В любом тексте есть заряд, его можно описать рядом метафор: вопрос, который должен быть отвечен; труд который должен быть оплачен; вызов, который должен быть принят; любовная речь или революционный призыв, которые должны быть услышаны.

Больше всего меня интересуют определенного рода тексты, и сам я пытался писать такие же, в которых эти ставки особенно ненадежны. Эти тексты обречены на непрочитанность в момент своего создания. И тем самым они требуют чтения. Напрасность заложена в них с самого начала, переведена на уровень структуры, предпосылок. Через это рассогласование такие тексты получают своего рода негативно-утопический потенциал.
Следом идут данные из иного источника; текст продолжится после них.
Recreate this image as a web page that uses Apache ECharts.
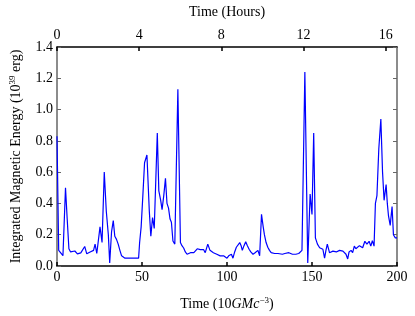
<!DOCTYPE html>
<html>
<head>
<meta charset="utf-8">
<script src="https://cdn.jsdelivr.net/npm/echarts@6/dist/echarts.min.js"></script>
<style>html,body{margin:0;padding:0;background:#fff;}#c{width:415px;height:316px;}</style>
</head>
<body>
<div id="c"></div>
<script>
const times = [0,1,2,3.5,5,6,7,8,9,10.5,12,13,14,15,16.3,17.5,18.5,19.5,20.5,21.5,22.4,23.4,24.3,25.3,26.5,27.8,29,30.2,31,32.1,33.1,34,35,36,37,38,39,40,41,42,43,44,45,46,47,48,48.6,49.5,50.5,51.5,52.9,54.3,55.2,56.2,57.2,57.9,59,59.9,61,61.8,62.8,63.8,64.7,65.6,66.5,67.3,68.2,69.3,70.3,71.1,72.6,73.5,74.5,75.5,76.5,77.5,78.5,79.5,80.5,81.5,82.5,83.3,84.3,85.2,86.2,87.2,88.7,90,91,92,93,94,95,96,97,98,99,100,101,102.6,103.5,104.5,105.5,106.5,107.5,108.3,109,110,111,112,113,114,115.3,116.5,117.5,118.2,119.2,120.3,121.3,122,123,124,125,126,127,128,129,130,131,132.6,134,135,136.4,137.5,138.5,139.3,140.5,141.5,142.2,143.3,144.1,145.8,147.5,148.9,150,151,152,153.2,154.5,155.5,156.4,157.4,158.2,159,160.3,161.3,162.3,163.3,164.3,165.2,166.2,167.2,168.2,169.1,170,171,171.8,173,173.9,174.9,175.8,176.9,177.9,178.8,179.8,181.1,182.3,183.6,184.6,185.5,186.5,187.3,188.2,189.3,190.5,191.5,192.4,193.6,194.3,195,196,197.1,197.9,199,200];
const energy = [0.83,0.1,0.09,0.066,0.5,0.3,0.11,0.09,0.078,0.096,0.078,0.08,0.084,0.075,0.125,0.078,0.085,0.09,0.084,0.1,0.14,0.08,0.07,0.25,0.15,0.6,0.35,0.2,0.02,0.22,0.29,0.19,0.17,0.14,0.1,0.065,0.055,0.05,0.045,0.05,0.04,0.05,0.045,0.05,0.04,0.05,0.15,0.25,0.45,0.66,0.71,0.35,0.19,0.31,0.24,0.25,0.85,0.48,0.42,0.36,0.45,0.56,0.4,0.37,0.3,0.28,0.16,0.14,0.13,1.13,0.15,0.13,0.115,0.09,0.075,0.08,0.085,0.09,0.085,0.095,0.11,0.12,0.105,0.1,0.105,0.085,0.14,0.1,0.095,0.085,0.08,0.075,0.07,0.065,0.07,0.065,0.06,0.05,0.065,0.075,0.05,0.09,0.12,0.13,0.15,0.13,0.1,0.13,0.155,0.13,0.107,0.09,0.075,0.085,0.095,0.1,0.065,0.33,0.25,0.2,0.15,0.12,0.1,0.085,0.09,0.08,0.075,0.08,0.085,0.075,0.08,0.09,0.085,0.08,0.075,0.07,0.075,0.065,0.08,0.09,0.1,1.24,0.02,0.46,0.33,0.85,0.18,0.14,0.117,0.12,0.107,0.05,0.1,0.14,0.085,0.09,0.095,0.085,0.09,0.095,0.1,0.09,0.095,0.085,0.075,0.045,0.09,0.1,0.085,0.127,0.11,0.107,0.13,0.127,0.117,0.158,0.14,0.158,0.127,0.162,0.127,0.4,0.45,0.75,0.94,0.6,0.42,0.52,0.4,0.32,0.26,0.38,0.2,0.18,0.18];
const bottomTicks = [0,50,100,150,200];
const topTicks = [0,4,8,12,16];
const yTicks = [0.0,0.2,0.4,0.6,0.8,1.0,1.2,1.4];

const FONT = 'Liberation Serif';
const base = {fontFamily: FONT, fontSize: 14, color: '#000'};
const chart = echarts.init(document.getElementById('c'));
chart.setOption({
  animation: false,
  backgroundColor: '#fff',
  grid: {left: 51, right: 18, top: 41, bottom: 47, containLabel: false},
  xAxis: [
    {
      type: 'value', position: 'bottom', min: 0, max: 200, interval: 50,
      axisLine: {onZero: false, lineStyle: {color: '#000', width: 1.5}},
      axisTick: {inside: true, length: 4, lineStyle: {color: '#000', width: 1.5}},
      splitLine: {show: false},
      axisLabel: Object.assign({margin: 4, formatter: v => bottomTicks.includes(v) ? String(v) : ''}, base),
      name: '{a|Time (10}{i|GMc}{s|−3}{a|)}',
      nameLocation: 'middle', nameGap: 30,
      nameTextStyle: {
        rich: {
          a: {fontFamily: FONT, fontSize: 14, color: '#000', lineHeight: 16},
          i: {fontFamily: FONT, fontSize: 14, fontStyle: 'italic', color: '#000', lineHeight: 16},
          s: {fontFamily: FONT, fontSize: 9, color: '#000', verticalAlign: 'top', lineHeight: 16, padding: [0,0,6,0]}
        }
      }
    },
    {
      type: 'value', position: 'top', min: 0, max: 16.55, interval: 4,
      axisLine: {onZero: false, lineStyle: {color: '#000', width: 1.5}},
      axisTick: {inside: true, length: 4, lineStyle: {color: '#000', width: 1.5}},
      splitLine: {show: false},
      axisLabel: Object.assign({margin: 5, showMaxLabel: false, formatter: v => topTicks.includes(v) ? String(v) : ''}, base),
      name: 'Time (Hours)', nameLocation: 'middle', nameGap: 28,
      nameTextStyle: base
    }
  ],
  yAxis: [
    {
      type: 'value', position: 'left', min: 0, max: 1.4, interval: 0.2,
      axisLine: {onZero: false, lineStyle: {color: '#666', width: 1.5}},
      axisTick: {inside: true, length: 4, lineStyle: {color: '#666', width: 1}},
      splitLine: {show: false},
      axisLabel: Object.assign({margin: 4, formatter: v => {
        const m = yTicks.find(t => Math.abs(t - v) < 1e-6);
        return m === undefined ? '' : m.toFixed(1);
      }}, base),
      name: '{a|Integrated Magnetic Energy (10}{s|39}{a| erg)}',
      nameLocation: 'middle', nameGap: 33,
      nameTextStyle: {
        rich: {
          a: {fontFamily: FONT, fontSize: 14, color: '#000', lineHeight: 16},
          s: {fontFamily: FONT, fontSize: 9, color: '#000', verticalAlign: 'top', lineHeight: 16, padding: [0,0,6,0]}
        }
      }
    },
    {
      type: 'value', position: 'right', min: 0, max: 1.4, interval: 0.2,
      axisLine: {show: true, onZero: false, lineStyle: {color: '#666', width: 1.5}},
      axisTick: {show: true, inside: true, length: 4, lineStyle: {color: '#666', width: 1}},
      axisLabel: {show: false},
      splitLine: {show: false}
    }
  ],
  series: [{
    type: 'line',
    xAxisIndex: 0, yAxisIndex: 0,
    data: times.map((t, i) => [t, energy[i]]),
    showSymbol: false, symbol: 'none',
    lineStyle: {color: '#0000ff', width: 1.2},
    clip: true
  }]
});
</script>
</body>
</html>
Они выпадают из времени, из оборота вещей, и сохраняются в истории в качестве своего рода требований.

Я мог бы развернуть историю наиболее важных для меня подобного рода произведений русской литературы: скажем, от «Города Н» Добычина до «Детской смертности» Николая Байтова, от позднего Мандельштама до Анны Горенко.

Улитин называл похожую вещь «словами, которые не имеют прибавочной стоимости»: у них нет цены — и оттого они не могут быть обесценены, они не участвуют в обороте символического капитала и устанавливают другие правила обмена. Здесь можно вернуться и к жертве. «Романтический» автор жертвует свою жизнь и время, чтобы создать прекрасное произведение. «Современный» автор жертвует произведением, чтобы выжить, состояться. Но возможен и другой ритуал, в котором автор жертвует «эстетической эффективностью» текста ради обретения им новой силы. Эта сила более медленная и менее надежная. Она превращает текст в заклятие.
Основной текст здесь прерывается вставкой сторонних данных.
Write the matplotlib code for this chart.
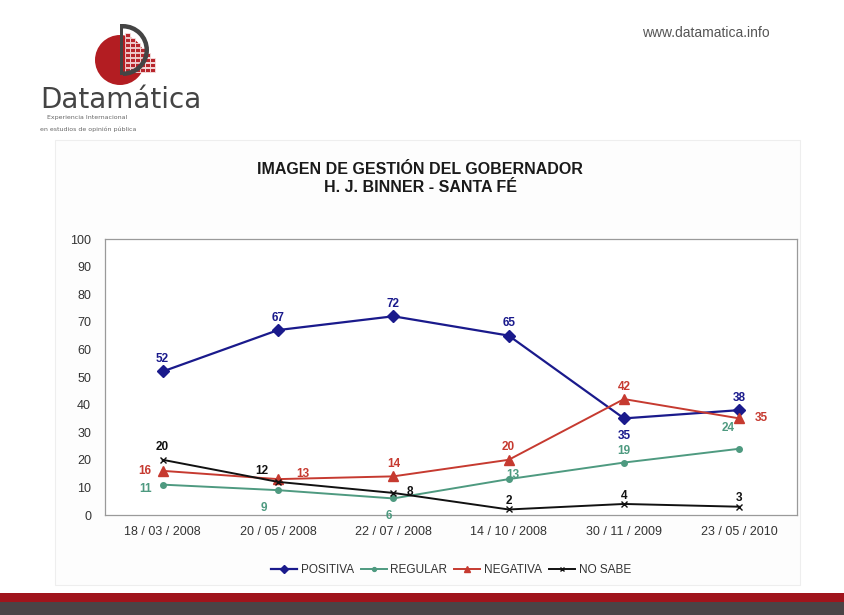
import matplotlib.pyplot as plt
from matplotlib.patches import Circle, Rectangle, Wedge
import numpy as np

fechas = ["18 / 03 / 2008", "20 / 05 / 2008", "22 / 07 / 2008",
          "14 / 10 / 2008", "30 / 11 / 2009", "23 / 05 / 2010"]
positiva = [52, 67, 72, 65, 35, 38]
regular = [11, 9, 6, 13, 19, 24]
negativa = [16, 13, 14, 20, 42, 35]
no_sabe = [20, 12, 8, 2, 4, 3]

# label offsets (points) for each value, per series
off_pos = [(0, 9), (0, 9), (0, 9), (0, 9), (0, -13), (0, 9)]
off_reg = [(-12, -3), (-10, -13), (-3, -13), (3, 3), (0, 8), (-8, 15)]
off_neg = [(-13, 0), (18, 4), (0, 9), (0, 9), (0, 9), (16, 0)]
off_ns = [(0, 9), (-12, 8), (12, 1), (0, 6), (0, 6), (0, 6)]

c_pos = "#1a1a8c"
c_reg = "#4e9a80"
c_neg = "#c63a30"
c_ns = "#111111"

fig = plt.figure(figsize=(8.44, 6.15), dpi=100)
fig.patch.set_facecolor("white")
px = fig.dpi_scale_trans  # coordinates in inches = pixels / 100


def P(x, y):
    return (x / 100, (615 - y) / 100)


# chart panel
fig.patches.append(Rectangle(P(55, 585), 7.45, 4.45, transform=px,
                             facecolor="#fdfdfd", edgecolor="#eeeeee",
                             lw=0.8, zorder=0))

ax = fig.add_axes([105 / 844, 100 / 615, 692 / 844, 276 / 615])
ax.set_zorder(2)
x = np.arange(len(fechas))

ax.plot(x, positiva, color=c_pos, marker="D", ms=6, lw=1.6, label="POSITIVA")
ax.plot(x, regular, color=c_reg, marker="o", ms=4, lw=1.4, label="REGULAR")
ax.plot(x, negativa, color=c_neg, marker="^", ms=7, lw=1.4, label="NEGATIVA")
ax.plot(x, no_sabe, color=c_ns, marker="x", ms=5, lw=1.4, label="NO SABE")

for vals, offs, col in [(positiva, off_pos, c_pos), (regular, off_reg, c_reg),
                        (negativa, off_neg, c_neg), (no_sabe, off_ns, c_ns)]:
    for i, v in enumerate(vals):
        ax.annotate(str(v), (x[i], v), xytext=offs[i], textcoords="offset points",
                    ha="center", va="center", color=col, fontsize=8.5,
                    fontweight="bold", family="Liberation Sans")

ax.set_xlim(-0.5, len(fechas) - 0.5)
ax.set_ylim(0, 100)
ax.set_yticks(range(0, 101, 10))
ax.set_xticks(x)
ax.set_xticklabels(fechas)
ax.tick_params(length=0, labelsize=9, colors="#333333", pad=8)
ax.tick_params(axis="y", pad=10)
for lab in ax.get_xticklabels() + ax.get_yticklabels():
    lab.set_family("Liberation Sans")
for s in ax.spines.values():
    s.set_color("#9a9a9a")
    s.set_linewidth(0.9)
ax.set_facecolor("white")

leg = ax.legend(loc="upper center", bbox_to_anchor=(0.5, -0.14), ncol=4,
                frameon=False, handlelength=2.2, markerscale=0.7,
                columnspacing=0.6, handletextpad=0.3,
                prop={"family": "Liberation Sans", "size": 8.5})
for t in leg.get_texts():
    t.set_color("#333333")

fig.text(420 / 844, 1 - 170 / 615, "IMAGEN DE GESTIÓN DEL GOBERNADOR",
         ha="center", va="center", fontsize=11.5, fontweight="bold",
         family="Liberation Sans", color="#1a1a1a")
fig.text(420 / 844, 1 - 188 / 615, "H. J. BINNER - SANTA FÉ",
         ha="center", va="center", fontsize=11.5, fontweight="bold",
         family="Liberation Sans", color="#1a1a1a")

fig.text(770 / 844, 1 - 33 / 615, "www.datamatica.info", ha="right",
         va="center", fontsize=10, family="Liberation Sans", color="#555555")

# logo
fig.patches.append(Circle(P(120, 60), 0.25, transform=px,
                          facecolor="#b31d22", edgecolor="none"))
for i in range(6):
    for j in range(8 - i):
        fig.patches.append(Rectangle(P(125 + i * 5, 72 - j * 5), 0.045, 0.045,
                                     transform=px, facecolor="#b8262c",
                                     edgecolor="#f6e3e3", lw=0.6))
fig.patches.append(Rectangle(P(120, 75), 0.035, 0.50, transform=px,
                             facecolor="#444444", edgecolor="none"))
fig.patches.append(Wedge(P(123, 50), 0.26, -90, 90, width=0.045,
                         transform=px, facecolor="#444444", edgecolor="none"))
fig.patches.append(Rectangle(P(120, 27), 0.04, 0.03, transform=px,
                             facecolor="#444444", edgecolor="none"))
fig.text(40 / 844, 1 - 100 / 615, "Datamática", ha="left", va="center",
         fontsize=20, family="DejaVu Sans", color="#444444")
fig.text(47 / 844, 1 - 118 / 615, "Experiencia Internacional", ha="left",
         va="center", fontsize=4.5, color="#666666")
fig.text(40 / 844, 1 - 129 / 615, "en estudios de opinión pública", ha="left",
         va="center", fontsize=4.5, color="#666666")

# bottom bands
fig.patches.append(Rectangle(P(0, 602), 8.44, 0.09, transform=px,
                             facecolor="#a0141c", edgecolor="none"))
fig.patches.append(Rectangle(P(0, 615), 8.44, 0.13, transform=px,
                             facecolor="#4a4346", edgecolor="none"))

fig.savefig("out.png", dpi=100)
Я купировал финал, потому что он переходил в чтение прозы.

2017


[1] Я попробовал подробнее написать об этом в статье «Сообщества по ту сторону текста» (НЛО, 139) (http://magazines.russ.ru/nlo/2016/3/soobshestva-po-tu-storonu-teksta.html) и еще подробнее в эссе, включенном в недавний сборник Павла Улитина «Четыре кварка и другие тексты».

[2] О дефиците, как основе поэтических практик Пригова, пишет в своей книге «Вторая вненаходимая» Алексей Конаков, а также Павел Арсеньев в недавней статье «Писать дефицитом» (НЛО, 155).